Darbe girişiminin sekizinci yıldönümünü idrak ettiğimiz 15 Temmuz’da, bu tür olaylara verilecek uluslararası tepkilere rehberlik etmesi gereken ilkeler üzerinde düşünmek bir zorunluluktur. Türk halkı 15 Temmuz gecesi demokrasiye gerçek bağlılığın ne olduğunu tüm dünyaya göstermiştir. Ulusun demokratik geleceği uğruna hayatlarını ortaya koyma cesareti, Avrupa ülkelerinin tereddütlü ve çoğu zaman kendine hizmet eden tepkileriyle büyük bir çelişki oluşturmaktadır.

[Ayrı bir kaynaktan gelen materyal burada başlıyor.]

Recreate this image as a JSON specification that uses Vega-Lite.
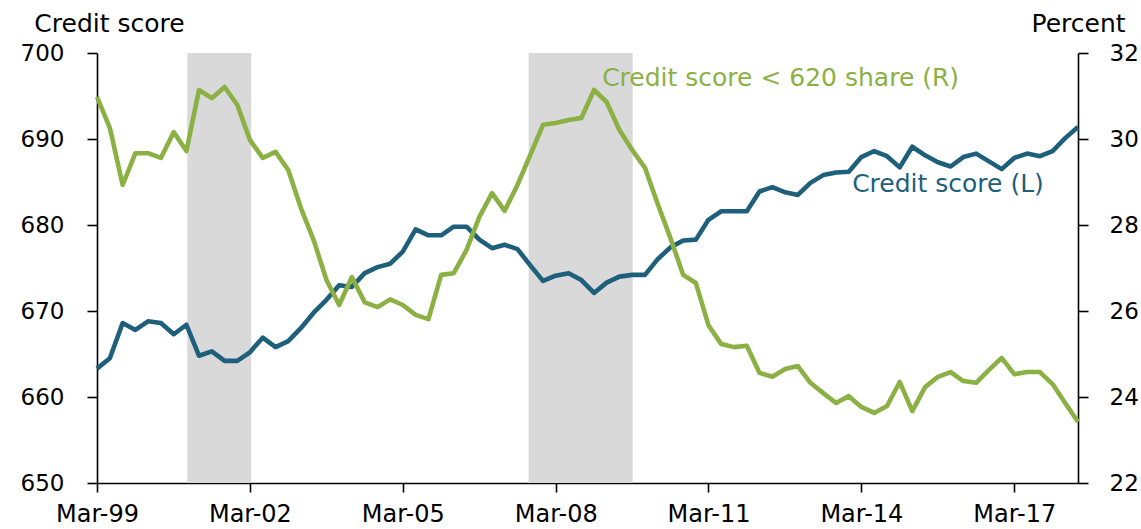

Avrupa ülkelerinin Türkiye örneğini tanıyıp ondan ders çıkarmalarının ve demokrasiye olan bağlılıklarının Türk halkınınki kadar kararlı ve samimi olmalarının zamanı gelmiştir. Demokrasi, insan hakları ve hukukun üstünlüğü, hangi bölgede veya hangi dinden olursa olsun tutarlı bir şekilde savunulması gereken evrensel değerlerdir. Türkiye halkı, demokrasilerini savunurken gösterdikleri cesaretten dolayı takdiri ve saygıyı hak etmektedir. Avrupa, dış politikasını şekillendirmeye devam eden oryantalist önyargılarla yüzleşmeli ve bunları ele almalıdır. Ancak bu şekilde, demokrasi ilkelerinin önyargı ya da ikiyüzlülük olmaksızın savunulduğu daha adil ve eşitlikçi bir dünya oluşturulabilir.